ローゼンメイデンO.S.T

音楽は光宗信吉さん。「ナースエンジェルりりかSOS」や「少女革命ウテナ」が有名です(僕の中では)。
光宗さんの音楽は、凛々しいヒロインが戦うシリアスアニメにおいてその真価を発揮するように僕は思います。まばゆい光がまっすぐ照らすように穏やかで純真な旋律や、可憐で気品ある雰囲気が嫌味なくにじみ出る編曲、特に涙腺が緩んでしまうくらいやさしいピアノ曲など、そのいくつかは今でもたまに聴きたくなったりします。「ナースエンジェルりりかSOS」の「雨のあとの虹のように」や「少女革命ウテナ」の「光差す庭」とか。
だから「ローゼンメイデン」の音楽を光宗さんが担当していると知ったとき、僕にとってはまるで当然のことのように感じられたし、事実、作品内容を美しく彩る澄みやかなトラックスが並んでいると思います。
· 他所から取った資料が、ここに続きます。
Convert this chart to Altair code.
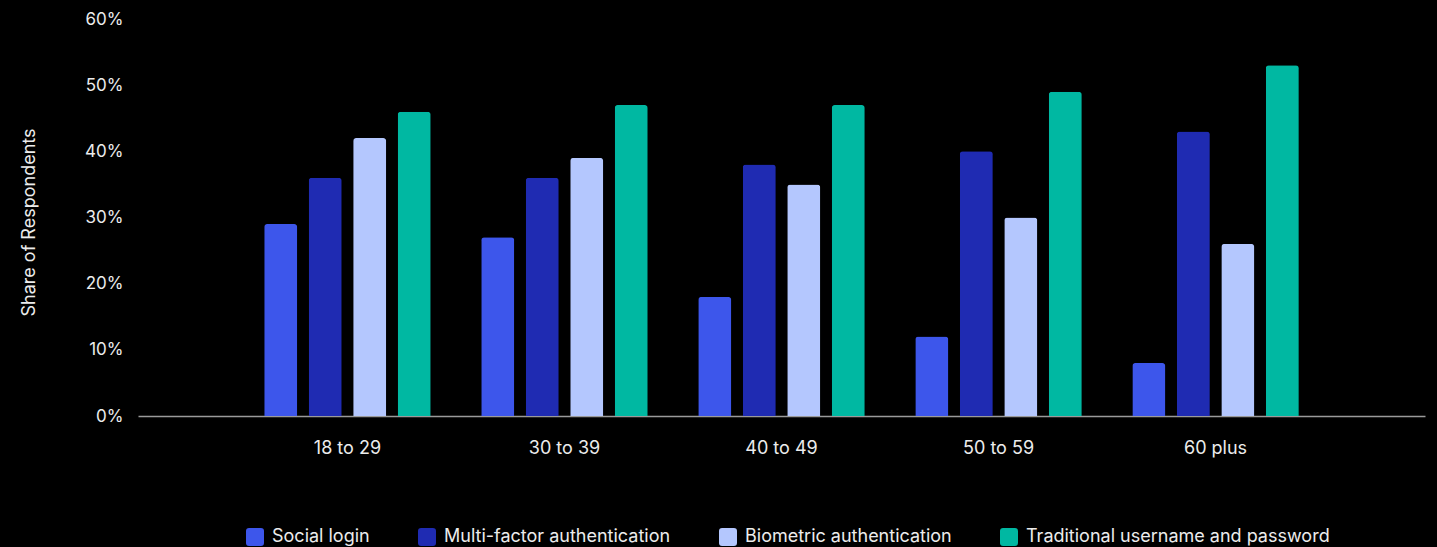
import altair as alt
import pandas as pd

age_groups = ["18 to 29", "30 to 39", "40 to 49", "50 to 59", "60 plus"]
methods = [
    "Social login",
    "Multi-factor authentication",
    "Biometric authentication",
    "Traditional username and password",
]
method_colors = ["#3D56EB", "#1F2BB2", "#B4C7FE", "#00B8A2"]

social_login = [29, 27, 18, 12, 8]
multi_factor = [36, 36, 38, 40, 43]
biometric = [42, 39, 35, 30, 26]
traditional = [46, 47, 47, 49, 53]

series = [social_login, multi_factor, biometric, traditional]
rows = []
for method, values in zip(methods, series):
    for age, v in zip(age_groups, values):
        rows.append({"age": age, "method": method, "share": v})
df = pd.DataFrame(rows)

FONT = "Inter"
TEXT = "#ececec"

rounded_square = (
    "M-0.66,-1 H0.66 Q1,-1 1,-0.66 V0.66 Q1,1 0.66,1 H-0.66 "
    "Q-1,1 -1,0.66 V-0.66 Q-1,-1 -0.66,-1 Z"
)

chart = (
    alt.Chart(df)
    .mark_bar(cornerRadiusTopLeft=3, cornerRadiusTopRight=3)
    .encode(
        x=alt.X(
            "age:N",
            sort=age_groups,
            scale=alt.Scale(paddingInner=0.18, paddingOuter=0.555),
            axis=alt.Axis(
                title=None,
                labelAngle=0,
                labelFontSize=18,
                labelPadding=23,
                ticks=False,
                domainColor="#9a9a9a",
                domainWidth=1.5,
                labelColor=TEXT,
                labelFont=FONT,
            ),
        ),
        xOffset=alt.XOffset(
            "method:N",
            sort=methods,
            scale=alt.Scale(domain=methods, paddingInner=0.258, paddingOuter=0.129),
        ),
        y=alt.Y(
            "share:Q",
            scale=alt.Scale(domain=[0, 60], nice=False),
            axis=alt.Axis(
                title="Share of Respondents",
                values=[0, 10, 20, 30, 40, 50, 60],
                labelExpr="datum.value + '%'",
                grid=False,
                domain=False,
                ticks=False,
                labelPadding=15,
                labelFontSize=17,
                labelColor=TEXT,
                labelFont=FONT,
                titleFont=FONT,
                titleFontSize=18,
                titleFontWeight="normal",
                titleColor=TEXT,
                titleX=-100,
                titleY=203,
            ),
        ),
        color=alt.Color(
            "method:N",
            sort=methods,
            scale=alt.Scale(domain=methods, range=method_colors),
            legend=alt.Legend(
                title=None,
                orient="none",
                direction="horizontal",
                legendX=108,
                legendY=509,
                symbolType=rounded_square,
                symbolSize=324,
                symbolStrokeWidth=0,
                symbolOpacity=1,
                labelFontSize=18,
                labelFont=FONT,
                labelColor=TEXT,
                labelOffset=8,
                columnPadding=48,
                labelLimit=400,
            ),
        ),
    )
    .properties(
        width=1287,
        height=397,
        autosize=alt.AutoSizeParams(type="none"),
        padding={"left": 138, "top": 19, "right": 12, "bottom": 131},
        background="#000000",
    )
    .configure_view(stroke=None)
)

chart.save("out.html", embed_options={"renderer": "svg", "actions": False})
とはいえ、光宗さんの音楽といえば「ナースエンジェルりりかSOS」だし、代表作といえば「少女革命ウテナ」だし、残念ながら今回の「ローゼンメイデン」のサントラは、悪く言えば「少女革命ウテナ」音楽の美学(コアの部分)を子ども向けに聴き心地よいものに"翻訳"したような印象を免れえませんでした。
ああ、これはただの仕事なのだな、そういう当たり前の事実にがっかりしてしまう僕がおかしいのでしょうけど。「これまで自分が蓄積してきたもの」の「最新バージョン」とやらに、「このCDを買って良かったな」と心底思える類の目(耳?)を見張るようなオリジナリティが、少なくとも僕には見出せなかったのが残念でなりません。
大体、主人公のジュンが「ひきこもり」であるという設定に対して、せいぜい「親切すぎない音」を「作ろうとしていたのかもしれない」というあたりが、光宗音楽の限界のように思われます。ひきこもりの精神状態をそもそも"メロディ"で表現しようとしている時点で、それは既に「親切すぎる」のであって、たとえば徹底的な不協和音とか、ヒステリックに千切れるような弦、鍵盤を叩きつけるピアノなど、前衛的な音楽、あるいは声楽やアンビエントなどの音楽ジャンルにも大胆に果敢に取り組んで欲しかったものです。
まぁ作品的にそこまで突っ込んだ音楽を望んでいなかったのでしょうけど。
光宗信吉音楽の既出の良さが味わえ、けれどそこはかとなく味気ないサウンドトラックでした。いや、好きなんですけどね。
物質的な重みを踏みあげて、弦楽のしなやかな律動に気品香る戦闘曲「Battle of Rose」、軽快に疾走するバイオリンの旋律、勇気づけるように確かな手ごたえで刻むリズムが心強い、戦闘曲「宿敵」。無機質な短節をひたすら繰り返すハープシコード、濃い不穏と深く沈む悲しみを奏でるチェロとの異様なハーモニーが強く印象に残る、「暗闇より来たるもの」。これで"内省"って曲名つけるその甘っちょろいセンスはどうかと思う、やさしいピアノ曲「内省」、同様一通の気品あるハープシコード曲「臆病」。
しんみりと温かく、おぼろげに貴い、誰でも自分の大切な思い出の前では誠実になれる、そんなピアノ曲「淡い思い出」。淡々と音符をこなすハープシコードの旋律が、哀切そそるバイオリンの調べによって高鳴り、切なくも儚い「薔薇の呪縛」。ローゼンメイデンの温かみはどこかオルゴールのそれと似ている気がします、櫛がシリンダーを弾き、契約者(マスター)の機微が彼女の心を弾く、無垢な愛らしさを奏でる「おもちゃの国」。
バイオリンのむせぶ悲嘆に暮れたメロディがたまらない、重厚な弦楽曲「Bright Red」。そして最終12話「真紅」の終盤を音楽的になぞった「氷解」「小高い丘にて」「Change」。「氷解」はもう光宗さんらしいとしか言いようがない珠玉ピアノ曲、まっさらな心情の鮮やかな陰影にはっとするほど惹かれます。癒されます。「小高い丘にて」もまた光宗さんらしいとしか言いようがない楽曲。感動のエンディングをいっそう清々しく、いっそう幸せに満たしてくれる、あどけなくも真摯なフルート・ピアノ・バイオリンの奏でる旋律はまるで天使の贈り物。
とはいえ、選曲順に並べるくらいならいっそ組曲にでもしやがれですぅ。